With a presidential election looming in 2024 and Donald Trump far outpacing all competition in the Republican party field and leading incumbent Joe Biden in many recent polls, boosters of the energy transition and Joe Biden’s Green New Deal-based energy policies are growing concerned that a second Trump term would see a gutting of his agenda. The Financial Times recently reported such concerns focus specifically on the potential Trump might target some of the green subsidies and tax breaks contained in the Orwellian-named Inflation Reduction Act (IRA).
Other than vague sloganeering on the campaign trail, Trump hasn’t really focused on energy policy specifics to date, but there is little question he would bring in a set of senior officials and advisors whose energy views differ strongly with those of Biden officials. A new Trump team would probably set out to try to rebalance the national energy equation by going after some IRA policies, especially those whose real cost likely far exceeds the legislative score placed on them by the Congressional Budget Office in 2022. Where the green subsidy provisions in the IRA came with an official price tag of $369 billion over 10 years, some estimates are that their real cost to the federal budget could well exceed $1 trillion.
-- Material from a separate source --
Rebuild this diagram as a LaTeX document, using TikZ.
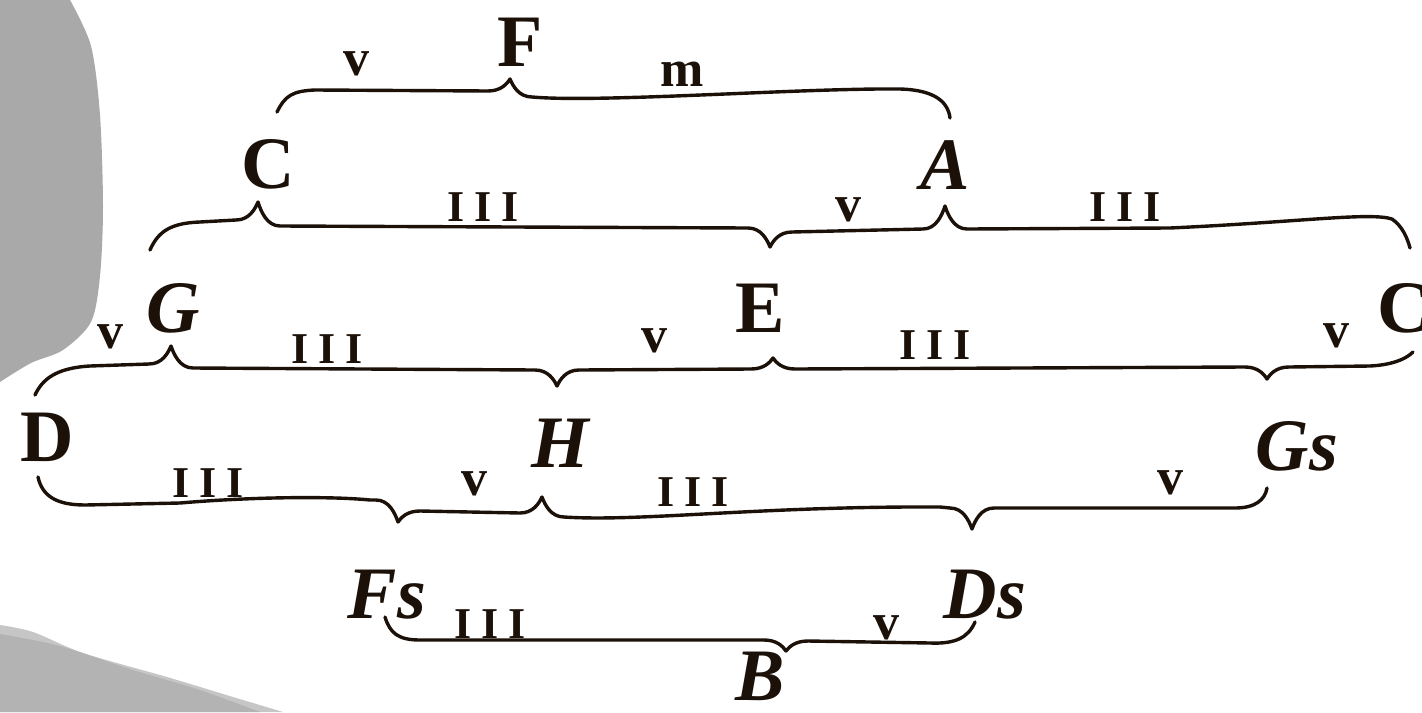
\documentclass[tikz,border=0pt]{standalone}
\usepackage{fontspec}
\setmainfont{Liberation Serif}
\usepackage{xcolor}

\definecolor{ink}{HTML}{1C1109}
\definecolor{blobgray}{HTML}{A9A9A9}
\definecolor{shoregray}{HTML}{C6C6C6}
\definecolor{deepgray}{HTML}{B3B3B3}

% one cusp of a brace: x of tip, y of tip, level left, level right
\newcommand{\brcusp}[4]{-- ({#1-22},#3)
  .. controls ({#1-9},#3) and ({#1-3},{#2+0.4*(#3-#2)}) .. (#1,#2)
  .. controls ({#1+3},{#2+0.4*(#4-#2)}) and ({#1+9},#4) .. ({#1+22},#4)}

\begin{document}
\begin{tikzpicture}[
  x=0.5pt, y=-0.5pt,
  note/.style  = {text=ink, inner sep=0pt,
                  font=\fontsize{37}{37}\selectfont\bfseries},
  inote/.style = {note, font=\fontsize{37}{37}\selectfont\bfseries\itshape},
  fifth/.style = {text=ink, inner sep=0pt,
                  font=\fontsize{26}{26}\selectfont\bfseries},
  third/.style = {text=ink, inner sep=0pt,
                  font=\fontsize{22}{22}\selectfont\bfseries},
  brc/.style   = {draw=ink, line width=1.7pt, line cap=round, line join=round},
]
\useasboundingbox (0,0) rectangle (1422,712);
\clip (0,0) rectangle (1422,712);
\fill[white] (0,0) rectangle (1422,712);

%% --- grey shapes at the left edge ---
\fill[blobgray] (0,0) -- plot[smooth] coordinates
  {(70,0) (91,46) (100,115) (103,207) (100,276) (91,322) (63,350) (31,363) (0,382)}
  -- cycle;
\fill[shoregray] (0,625) -- plot[smooth] coordinates
  {(0,625) (33,632) (83,653) (167,677) (233,697) (283,712)} -- (0,712) -- cycle;
\fill[deepgray] (0,634) -- plot[smooth] coordinates
  {(0,634) (60,646) (133,670) (200,690) (260,712)} -- (0,712) -- cycle;

%% --- notes ---
\node[note]  (f)   at (520,42)  {F};
\node[note]  (c)   at (268,164) {C};
\node[inote] (a)   at (945,165) {A};
\node[inote] (g)   at (173,308) {G};
\node[note]  (e)   at (760,308) {E};
\node[note, anchor=west] (cis) at (1377,308) {C\textit{s}};
\node[note]  (d)   at (47,437)  {D};
\node[inote] (h)   at (560,443) {H};
\node[inote] (gis) at (1297,446) {Gs};
\node[inote] (fis) at (387,595) {Fs};
\node[inote] (dis) at (985,595) {Ds};
\node[inote] (b)   at (760,676) {B};

%% --- interval marks ---
\node[fifth] (v1)  at (356,64)  {v};
\node[fifth] (m1)  at (682,74)  {m};
\node[third] (t2a) at (483,207) {I\hspace{5pt}I\hspace{5pt}I};
\node[fifth] (v2)  at (848,210) {v};
\node[third] (t2b) at (1125,207) {I\hspace{5pt}I\hspace{5pt}I};
\node[fifth] (v3a) at (110,337) {v};
\node[third] (t3a) at (327,349) {I\hspace{5pt}I\hspace{5pt}I};
\node[fifth] (v3b) at (654,341) {v};
\node[third] (t3b) at (935,345) {I\hspace{5pt}I\hspace{5pt}I};
\node[fifth] (v3c) at (1336,336) {v};
\node[third] (t4a) at (208,483) {I\hspace{5pt}I\hspace{5pt}I};
\node[fifth] (v4a) at (474,484) {v};
\node[third] (t4b) at (693,492) {I\hspace{5pt}I\hspace{5pt}I};
\node[fifth] (v4b) at (1170,483) {v};
\node[third] (t5)  at (490,624) {I\hspace{5pt}I\hspace{5pt}I};
\node[fifth] (v5)  at (886,628) {v};

%% --- braces ---
\path[brc] (277,112) .. controls (285,96) and (292,91) .. (315,90)
  \brcusp{510}{79}{91}{97}
  .. controls (600,103) and (800,88) .. (900,89)
  .. controls (935,90) and (948,102) .. (950,118);

\path[brc] (150,250) .. controls (158,232) and (170,223) .. (200,222)
  \brcusp{258}{202}{220}{226}
  \brcusp{770}{247}{228}{232}
  \brcusp{945}{206}{229}{229}
  -- (1170,228) .. controls (1300,222) and (1370,212) .. (1392,219)
  .. controls (1402,226) and (1407,237) .. (1410,248);

\path[brc] (35,395) .. controls (42,380) and (55,368) .. (90,366)
  \brcusp{171}{346}{364}{368}
  \brcusp{557}{386}{370}{370}
  \brcusp{773}{358}{369}{369}
  \brcusp{1267}{379}{367}{367}
  -- (1370,366) .. controls (1390,365) and (1405,360) .. (1413,352);

\path[brc] (38,477) .. controls (42,495) and (55,505) .. (85,505)
  -- (180,503) .. controls (250,497) and (330,496) .. (370,500)
  \brcusp{398}{522}{500}{511}
  \brcusp{542}{497}{513}{517}
  .. controls (640,522) and (760,506) .. (940,507)
  \brcusp{972}{529}{508}{508}
  -- (1235,508) .. controls (1255,508) and (1265,500) .. (1267,488);

\path[brc] (385,617) .. controls (390,633) and (398,640) .. (420,640)
  -- (740,640)
  \brcusp{786}{651}{640}{641}
  -- (930,643) .. controls (955,644) and (968,638) .. (975,622);
\end{tikzpicture}
\end{document}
As he did in the initial months of his first term, Trump would also seek to roll back much of the Biden regulatory and permitting agenda that has sought to hamstring the domestic coal and oil and gas industries. The Biden agenda has become so wide-ranging and impactful that it has emboldened the International Energy Agency and private sector analysts to start talking about the likelihood of achieving “peak oil” demand before 2030.